* **What you are asked to do**: Set down every entry again word for word, please, but skip the pictures.

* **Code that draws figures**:
________________________________________

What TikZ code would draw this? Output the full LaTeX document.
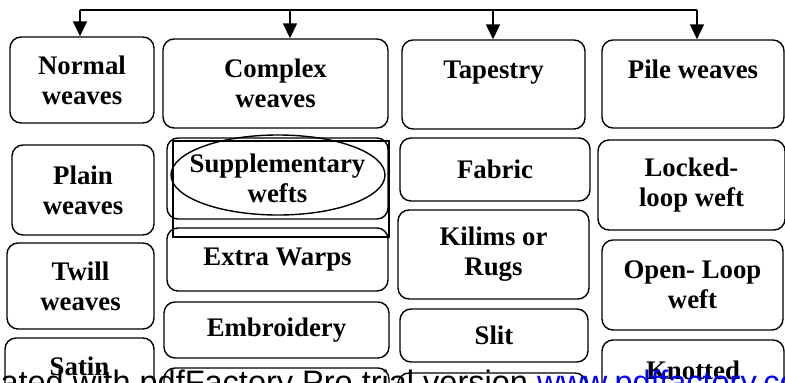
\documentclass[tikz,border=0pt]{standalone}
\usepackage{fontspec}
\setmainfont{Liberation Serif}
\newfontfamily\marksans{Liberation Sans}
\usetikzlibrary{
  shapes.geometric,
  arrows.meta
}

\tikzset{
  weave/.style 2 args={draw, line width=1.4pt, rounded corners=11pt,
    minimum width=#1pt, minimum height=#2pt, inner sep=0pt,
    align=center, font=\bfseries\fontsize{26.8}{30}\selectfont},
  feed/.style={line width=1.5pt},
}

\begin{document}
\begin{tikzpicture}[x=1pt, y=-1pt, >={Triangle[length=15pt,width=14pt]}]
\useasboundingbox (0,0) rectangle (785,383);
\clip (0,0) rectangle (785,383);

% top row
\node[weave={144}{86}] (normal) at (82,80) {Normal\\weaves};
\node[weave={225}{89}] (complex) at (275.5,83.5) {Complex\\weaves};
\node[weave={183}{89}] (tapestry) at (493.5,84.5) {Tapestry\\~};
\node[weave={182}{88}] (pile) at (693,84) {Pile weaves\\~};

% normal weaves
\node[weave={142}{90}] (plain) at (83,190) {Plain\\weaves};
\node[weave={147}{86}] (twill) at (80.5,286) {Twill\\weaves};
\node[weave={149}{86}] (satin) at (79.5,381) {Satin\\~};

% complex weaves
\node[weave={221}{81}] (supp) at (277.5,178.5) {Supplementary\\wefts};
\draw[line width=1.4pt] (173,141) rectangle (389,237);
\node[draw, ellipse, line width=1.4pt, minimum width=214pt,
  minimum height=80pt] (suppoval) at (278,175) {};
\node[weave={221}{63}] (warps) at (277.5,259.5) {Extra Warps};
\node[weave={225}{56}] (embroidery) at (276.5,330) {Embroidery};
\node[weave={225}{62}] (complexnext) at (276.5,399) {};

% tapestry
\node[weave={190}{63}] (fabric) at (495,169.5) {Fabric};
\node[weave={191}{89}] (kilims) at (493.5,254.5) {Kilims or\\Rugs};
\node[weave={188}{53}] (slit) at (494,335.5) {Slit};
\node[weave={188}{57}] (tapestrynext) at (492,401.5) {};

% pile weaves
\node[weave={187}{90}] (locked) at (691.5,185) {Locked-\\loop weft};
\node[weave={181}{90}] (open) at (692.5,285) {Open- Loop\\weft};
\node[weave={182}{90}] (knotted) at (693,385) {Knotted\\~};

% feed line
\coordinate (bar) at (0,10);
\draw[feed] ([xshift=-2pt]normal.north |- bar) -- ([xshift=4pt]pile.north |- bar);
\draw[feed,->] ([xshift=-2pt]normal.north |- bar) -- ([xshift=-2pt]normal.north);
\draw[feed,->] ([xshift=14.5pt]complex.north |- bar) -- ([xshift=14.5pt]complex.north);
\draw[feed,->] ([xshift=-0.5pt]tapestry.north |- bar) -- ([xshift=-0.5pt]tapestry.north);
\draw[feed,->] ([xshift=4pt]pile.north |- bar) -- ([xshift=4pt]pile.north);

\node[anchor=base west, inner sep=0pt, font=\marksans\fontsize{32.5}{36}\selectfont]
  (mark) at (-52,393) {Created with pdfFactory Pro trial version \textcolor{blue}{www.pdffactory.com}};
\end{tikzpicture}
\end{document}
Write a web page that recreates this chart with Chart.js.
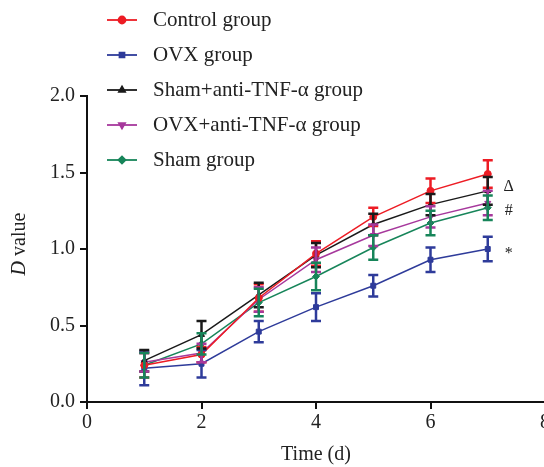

________________________________________

* **Full answer**:
What TikZ code would draw this? Output the full LaTeX document.
\documentclass[tikz,border=0pt]{standalone}
\usepackage{fontspec}
\setmainfont{Liberation Serif}
\newfontfamily\marksans{Liberation Sans}
\usetikzlibrary{
  shapes.geometric,
  arrows.meta
}

\tikzset{
  weave/.style 2 args={draw, line width=1.4pt, rounded corners=11pt,
    minimum width=#1pt, minimum height=#2pt, inner sep=0pt,
    align=center, font=\bfseries\fontsize{26.8}{30}\selectfont},
  feed/.style={line width=1.5pt},
}

\begin{document}
\begin{tikzpicture}[x=1pt, y=-1pt, >={Triangle[length=15pt,width=14pt]}]
\useasboundingbox (0,0) rectangle (785,383);
\clip (0,0) rectangle (785,383);

% top row
\node[weave={144}{86}] (normal) at (82,80) {Normal\\weaves};
\node[weave={225}{89}] (complex) at (275.5,83.5) {Complex\\weaves};
\node[weave={183}{89}] (tapestry) at (493.5,84.5) {Tapestry\\~};
\node[weave={182}{88}] (pile) at (693,84) {Pile weaves\\~};

% normal weaves
\node[weave={142}{90}] (plain) at (83,190) {Plain\\weaves};
\node[weave={147}{86}] (twill) at (80.5,286) {Twill\\weaves};
\node[weave={149}{86}] (satin) at (79.5,381) {Satin\\~};

% complex weaves
\node[weave={221}{81}] (supp) at (277.5,178.5) {Supplementary\\wefts};
\draw[line width=1.4pt] (173,141) rectangle (389,237);
\node[draw, ellipse, line width=1.4pt, minimum width=214pt,
  minimum height=80pt] (suppoval) at (278,175) {};
\node[weave={221}{63}] (warps) at (277.5,259.5) {Extra Warps};
\node[weave={225}{56}] (embroidery) at (276.5,330) {Embroidery};
\node[weave={225}{62}] (complexnext) at (276.5,399) {};

% tapestry
\node[weave={190}{63}] (fabric) at (495,169.5) {Fabric};
\node[weave={191}{89}] (kilims) at (493.5,254.5) {Kilims or\\Rugs};
\node[weave={188}{53}] (slit) at (494,335.5) {Slit};
\node[weave={188}{57}] (tapestrynext) at (492,401.5) {};

% pile weaves
\node[weave={187}{90}] (locked) at (691.5,185) {Locked-\\loop weft};
\node[weave={181}{90}] (open) at (692.5,285) {Open- Loop\\weft};
\node[weave={182}{90}] (knotted) at (693,385) {Knotted\\~};

% feed line
\coordinate (bar) at (0,10);
\draw[feed] ([xshift=-2pt]normal.north |- bar) -- ([xshift=4pt]pile.north |- bar);
\draw[feed,->] ([xshift=-2pt]normal.north |- bar) -- ([xshift=-2pt]normal.north);
\draw[feed,->] ([xshift=14.5pt]complex.north |- bar) -- ([xshift=14.5pt]complex.north);
\draw[feed,->] ([xshift=-0.5pt]tapestry.north |- bar) -- ([xshift=-0.5pt]tapestry.north);
\draw[feed,->] ([xshift=4pt]pile.north |- bar) -- ([xshift=4pt]pile.north);

\node[anchor=base west, inner sep=0pt, font=\marksans\fontsize{32.5}{36}\selectfont]
  (mark) at (-52,393) {Created with pdfFactory Pro trial version \textcolor{blue}{www.pdffactory.com}};
\end{tikzpicture}
\end{document}
Write a web page that recreates this chart with Chart.js.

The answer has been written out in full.